Well the obvious ones you may see in the news.

  1. Removing the right of people to vote. In some states, if you have a felony, you no longer get to vote. You get to keep paying taxes, and you have to obey all the laws passed, but you have no say in how your taxes are used.
    An estimated 2.6 million people who have completed their sentence and probation cannot vote in the 11 States that never restore an ex-convict right to vote. Almost 8% of the African American population is affected by this disenfranchisement. Texas is one of 19 states that removes voting rights for Inmates, Parolees & people on Probation. (wiki: https://en.wikipedia.org/wiki/Felony_disenfranchisement)(source)
  2. Making it harder to Register. Laws vary by State, but 17 states allow same-day registration to vote, and North Dakota has NO voter registration requirement. You show up and have a valid ID you get to vote. Texas has the most restrictive, with 14 other states, where you must register Prior to October 9th this year. (source) (wiki)
    In addition to same-day registration, 15 states have approved automatic voter registration, with 2 more to vote on it this fall. When someone applies for a drivers license they automatically get register to vote unless they opt-out. Texas does not have automatic voter registration.
  3. Purging People who have registered. Even in states where you have registered to vote, you can be purged from the voter rolls. Some states have purged up to 10-15% of all registered voters. Many without notification. Indiana alone purged over 469,000 voters and relied on a discredited and inaccurate “name matching” system to do so. The recent evidence admitted to by the State indicates their use of that system despite agreeing to a court order not to. (source)
    Texas has not provided enough data to calculate how many voters have been purged.
  4. Making it harder to Vote in person – Voter ID Laws. If you have the rights and have registered, you still need to get to a polling place and vote. One of the newer tools to manage voter turnout is Voter ID laws. The last decade has seen a coordinated effort to market these restrictions. Many have faced court battles since they almost always impact minorities more.
    Recent news is out of North Dakota, that despite not requiring registration to vote, that a new law that requires proof of residency that necessitates a street address. Court battles are still being fought over that clause since the vast majority of Native Americans in the state do not have regular postal street addresses. (source)
    Texas tightened their laws in 2011, and was in court for roughly 6 years over the restrictions. Kicked back and struck down numerous times, it was not cleared to be implemented until Jeff sessions dropped the lawsuit in Feb 2017. (source)
    In addition to the Voter ID requirements, Texas has also made it harder to get a drivers license. Closing offices earlier at 5pm, Reducing staff, Wait times measured in hours, kicking outing people who were still in line promptly at 5, and eliminating weekend hours. They have for some centers added an additional weekday hour on certain days, but the Saturday hours have not been reinstituted yet. (source) (source)
  5. Making it harder to vote in person – closing polling stations. If you have the correct voter ID, you still need to have a polling place to go to. Recent news on this front was in Georgia where a plan to close 7 of the 9 polling places in Randolph County. Again like almost everything on the list above, this would have impacted minority voters primarily. After an intense public outcry, that plan was scrubbed. (source)(source)
  6. Making it harder to Vote Early or Absentee. If you cannot get to your polling place on election day due to work or travel, it is often possible to vote early or submit a ballot by mail. 13 States have no option for early voting. Texas is average on this scale, landing with the most common early voting date of October 22nd to start early voting. There is also roughly half the states that allow for earlier voting, some going back as far as Sept 21/22.
    But even in states with generous early voting, you can still see signs of voter suppression and management. For example in Ohio, there is one early voting location per county, which sounds fair, but the difference in population can vary from 60,000 in one county to close to 1 million in another. (source)(source)

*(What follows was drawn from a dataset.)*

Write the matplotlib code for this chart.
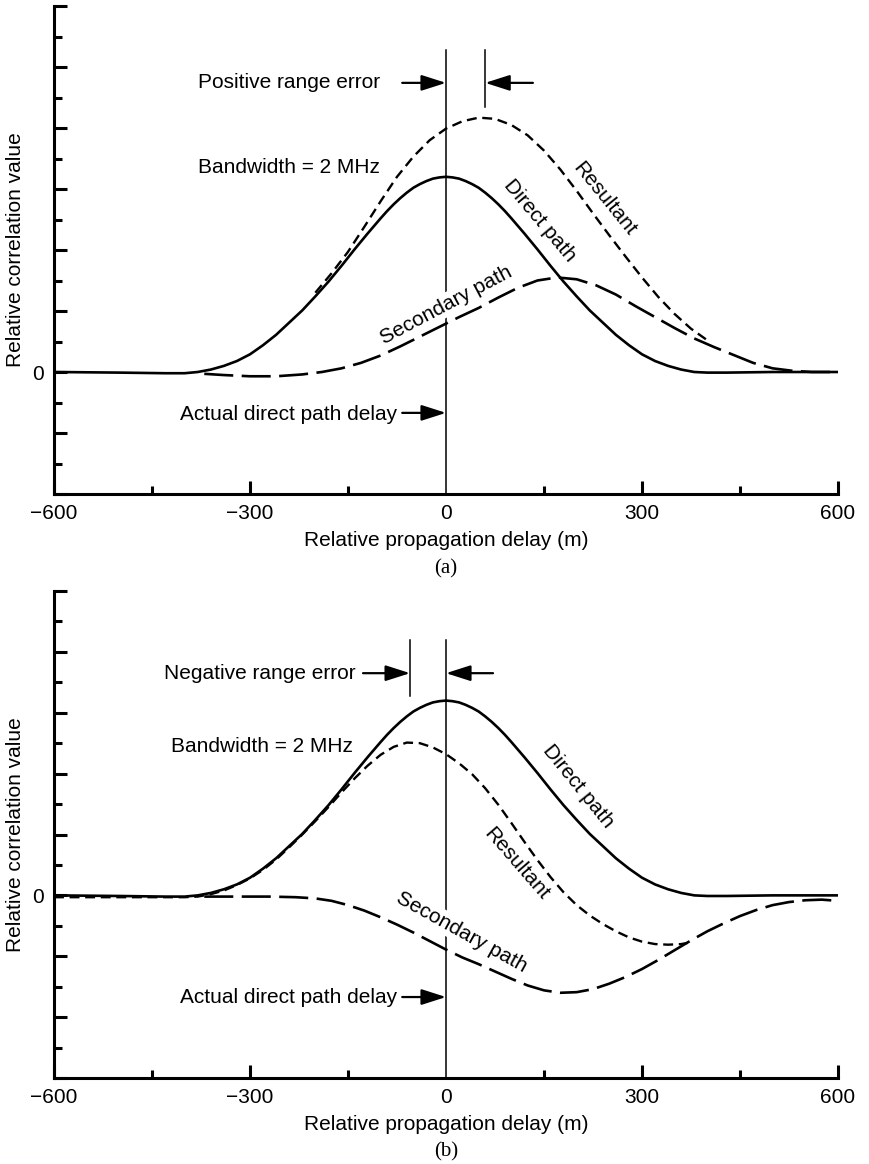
import numpy as np
import matplotlib
matplotlib.use("Agg")
import matplotlib.pyplot as plt
from matplotlib.ticker import MultipleLocator

plt.rcParams['font.family'] = ['Liberation Sans', 'DejaVu Sans']
plt.rcParams['font.size'] = 15

# ---- data: relative correlation value versus relative propagation delay (m) ----
# direct-path correlation (same 2 MHz correlation shape in both panels)
direct_x = [-600, -500, -430, -400, -380, -360, -340, -320, -300, -280, -260, -240,
            -220, -200, -180, -160, -140, -120, -100, -90, -80, -70, -60, -50, -40,
            -30, -20, -10, 0, 10, 20, 30, 40, 50, 60, 70, 80, 90, 100, 120, 140,
            160, 180, 200, 220, 240, 260, 280, 300, 320, 340, 360, 380, 400, 430,
            500, 600]
direct_y = [0.0, -0.01, -0.02, -0.02, 0.0, 0.04, 0.1, 0.18, 0.29, 0.44, 0.61, 0.81,
            1.01, 1.24, 1.48, 1.74, 2.01, 2.27, 2.52, 2.64, 2.75, 2.85, 2.94, 3.02,
            3.08, 3.13, 3.17, 3.19, 3.2, 3.19, 3.17, 3.13, 3.08, 3.02, 2.94, 2.85,
            2.75, 2.64, 2.52, 2.27, 2.01, 1.74, 1.48, 1.24, 1.01, 0.81, 0.61, 0.44,
            0.29, 0.18, 0.1, 0.04, 0.0, -0.01, -0.01, 0.0, 0.0]

# panel (a): in-phase secondary path -> positive range error
sec_a_x = [-370, -340, -300, -260, -220, -190, -160, -130, -100, -70, -40, -10, 20,
           50, 80, 110, 140, 170, 200, 230, 260, 290, 320, 350, 380, 410, 440, 470,
           500, 530, 560, 600]
sec_a_y = [-0.03, -0.05, -0.07, -0.07, -0.04, 0.0, 0.06, 0.15, 0.27, 0.42, 0.58,
           0.74, 0.9, 1.05, 1.22, 1.38, 1.5, 1.55, 1.52, 1.42, 1.27, 1.08, 0.9,
           0.72, 0.55, 0.41, 0.28, 0.15, 0.06, 0.02, 0.0, 0.0]
res_a_x = [-200, -175, -150, -125, -100, -75, -50, -25, 0, 25, 50, 75, 100, 125,
           150, 175, 200, 225, 250, 275, 300, 325, 350, 375, 400]
res_a_y = [1.3, 1.62, 1.97, 2.38, 2.8, 3.2, 3.53, 3.8, 3.99, 4.11, 4.17, 4.15,
           4.05, 3.88, 3.63, 3.32, 2.97, 2.6, 2.24, 1.89, 1.55, 1.23, 0.95, 0.71,
           0.52]
peak_a = 60

# panel (b): out-of-phase secondary path -> negative range error
sec_b_x = [-370, -320, -270, -230, -200, -175, -150, -125, -100, -75, -50, -25, 0,
           25, 50, 75, 100, 125, 150, 175, 200, 225, 250, 275, 300, 325, 350, 375,
           400, 425, 450, 475, 500, 525, 550, 575, 600]
sec_b_y = [-0.02, -0.02, -0.02, -0.03, -0.05, -0.09, -0.16, -0.25, -0.36, -0.48,
           -0.61, -0.75, -0.89, -1.02, -1.13, -1.25, -1.37, -1.48, -1.56, -1.6,
           -1.59, -1.54, -1.45, -1.34, -1.21, -1.06, -0.9, -0.74, -0.59, -0.46,
           -0.34, -0.24, -0.16, -0.11, -0.08, -0.07, -0.09]
res_b_x = [-600, -500, -400, -380, -360, -340, -320, -300, -280, -260, -240, -220,
           -200, -180, -160, -140, -120, -100, -80, -60, -40, -20, 0, 20, 40, 60,
           80, 100, 120, 140, 160, 180, 200, 220, 240, 260, 280, 300, 320, 340,
           360, 370]
res_b_y = [-0.03, -0.03, -0.03, -0.02, 0.02, 0.08, 0.17, 0.28, 0.42, 0.59, 0.79,
           1.0, 1.22, 1.45, 1.69, 1.92, 2.13, 2.31, 2.44, 2.51, 2.5, 2.43, 2.32,
           2.17, 1.99, 1.76, 1.49, 1.19, 0.88, 0.58, 0.3, 0.05, -0.16, -0.33, -0.47,
           -0.59, -0.69, -0.76, -0.8, -0.81, -0.8, -0.78]
peak_b = -55

x_ticks = [-600, -300, 0, 300, 600]
x_ticklabels = ['\u2212600', '\u2212300', '0', '300', '600']

W, H = 870, 1164
fig = plt.figure(figsize=(W / 100, H / 100), dpi=100)


def axes_px(left, top, right, bottom):
    return fig.add_axes([left / W, 1 - bottom / H, (right - left) / W, (bottom - top) / H])


ax_a = axes_px(54, 6, 838, 494)
ax_b = axes_px(54, 591, 838, 1078)

solid_kw = dict(color='black', lw=1.9, zorder=3)
long_kw = dict(color='black', lw=1.9, dashes=(11, 3.2), zorder=3)
short_kw = dict(color='black', lw=1.7, dashes=(4.2, 2.4), zorder=3)
ref_kw = dict(color='black', lw=1.1, zorder=2)
arrow_kw = dict(arrowstyle='-|>,head_length=1.0,head_width=0.32', color='black',
                lw=1.6, shrinkA=0, shrinkB=0)
white_box = dict(facecolor='white', edgecolor='none', pad=1.5)


def style_axes(ax, ylim):
    ax.set_xlim(-600, 600)
    ax.set_ylim(*ylim)
    for s in ('top', 'right'):
        ax.spines[s].set_visible(False)
    for s in ('left', 'bottom'):
        ax.spines[s].set_linewidth(2.2)
    ax.set_xticks(x_ticks)
    ax.set_xticklabels(x_ticklabels)
    ax.xaxis.set_minor_locator(MultipleLocator(150))
    yt = np.arange(ylim[0], ylim[1] + 1)
    ax.set_yticks(yt)
    ax.set_yticklabels(['0' if v == 0 else '' for v in yt])
    ax.yaxis.set_minor_locator(MultipleLocator(0.5))
    ax.tick_params(which='major', direction='in', length=9.5, width=2.2, pad=7)
    ax.tick_params(which='minor', direction='in', length=5.8, width=2.2)
    ax.xaxis.get_major_ticks()[2].tick1line.set_visible(False)
    ax.set_xlabel('Relative propagation delay (m)', labelpad=6)
    ax.set_ylabel('Relative correlation value', va='center')
    ax.yaxis.set_label_coords(-38 / 784, 0.5)


# ---------------- panel (a) ----------------
style_axes(ax_a, (-2, 6))
ax_a.plot(direct_x, direct_y, **solid_kw)
ax_a.plot(sec_a_x, sec_a_y, **long_kw)
ax_a.plot(res_a_x, res_a_y, **short_kw)
ax_a.plot([0, 0], [-2, 5.28], **ref_kw)
ax_a.plot([peak_a, peak_a], [4.34, 5.28], **ref_kw)

ax_a.text(-101, 4.74, 'Positive range error', ha='right', va='center')
ax_a.annotate('', xy=(0, 4.74), xytext=(-67, 4.74), arrowprops=arrow_kw)
ax_a.annotate('', xy=(peak_a, 4.74), xytext=(133, 4.74), arrowprops=arrow_kw)
ax_a.text(-101, 3.36, 'Bandwidth = 2 MHz', ha='right', va='center')
ax_a.text(-75, -0.70, 'Actual direct path delay', ha='right', va='center')
ax_a.annotate('', xy=(0, -0.67), xytext=(-67, -0.67), arrowprops=arrow_kw)
ax_a.text(143, 2.48, 'Direct path', rotation=-50, rotation_mode='anchor',
          ha='center', va='center')
ax_a.text(242, 2.84, 'Resultant', rotation=-51, rotation_mode='anchor',
          ha='center', va='center')
ax_a.text(0, 1.1, 'Secondary path', rotation=28, rotation_mode='anchor',
          ha='center', va='center', bbox=white_box, zorder=4)

# ---------------- panel (b) ----------------
style_axes(ax_b, (-3, 5))
ax_b.plot(direct_x, direct_y, **solid_kw)
ax_b.plot(sec_b_x, sec_b_y, **long_kw)
ax_b.plot(res_b_x, res_b_y, **short_kw)
ax_b.plot([0, 0], [-3, 4.2], **ref_kw)
ax_b.plot([peak_b, peak_b], [3.28, 4.2], **ref_kw)

ax_b.text(-139, 3.65, 'Negative range error', ha='right', va='center')
ax_b.annotate('', xy=(peak_b, 3.65), xytext=(-127, 3.65), arrowprops=arrow_kw)
ax_b.annotate('', xy=(0, 3.65), xytext=(72, 3.65), arrowprops=arrow_kw)
ax_b.text(-142, 2.44, 'Bandwidth = 2 MHz', ha='right', va='center')
ax_b.text(-75, -1.67, 'Actual direct path delay', ha='right', va='center')
ax_b.annotate('', xy=(0, -1.67), xytext=(-67, -1.67), arrowprops=arrow_kw)
ax_b.text(202, 1.8, 'Direct path', rotation=-51, rotation_mode='anchor',
          ha='center', va='center')
ax_b.text(108, 0.51, 'Resultant', rotation=-49, rotation_mode='anchor',
          ha='center', va='center')
ax_b.text(24, -0.6, 'Secondary path', rotation=-29, rotation_mode='anchor',
          ha='center', va='center', bbox=white_box, zorder=4)

# panel captions
fig.text(446 / W, 1 - 569 / H, '(a)', ha='center', va='center',
         family=['Liberation Serif', 'DejaVu Serif'], fontsize=15)
fig.text(446 / W, 1 - 1152 / H, '(b)', ha='center', va='center',
         family=['Liberation Serif', 'DejaVu Serif'], fontsize=15)

fig.savefig('out.png', dpi=100)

All of that to say, people are working to make it harder to vote. And unsurprisingly in Texas, our voter turn out is the worst in all of the US.

How can we change that? Easy.

Hopefully, I have made the case that we are doing a lot of things that make it harder to vote than it needs to be, and makes the end result look less and less like a democracy.

But I happen to have a dirt simple solution.

Instead of using the census to allocate seats in Congress, let’s use actual voters who voted.

Think about it, each state would now REALLY REALLY want to get their voters to the polls.

Want to disenfranchise over a million folks? go for it.

Want to make it hard to vote? Up to you.

The census stops being a political football. Everyone wants the maximum people to vote, and in general, we become more of a Democracy.

What would that look like if we redistributed congress based on the last election? I did some calculations and this is what I came up with.

2018-10-13_1307

Three of the larger States are the biggest losers. California has a total population that only say 36% of the people vote. California reported over 75% registered voter turnout, but of a population of 39 million, only 20 million are registered to vote. and Texas saw something like 33% of the population vote.

So what do you say?

I say: Let’s stop using the census to allocate seats in Congress and Electoral College votes and let’s allocate them based on who actually shows up to vote.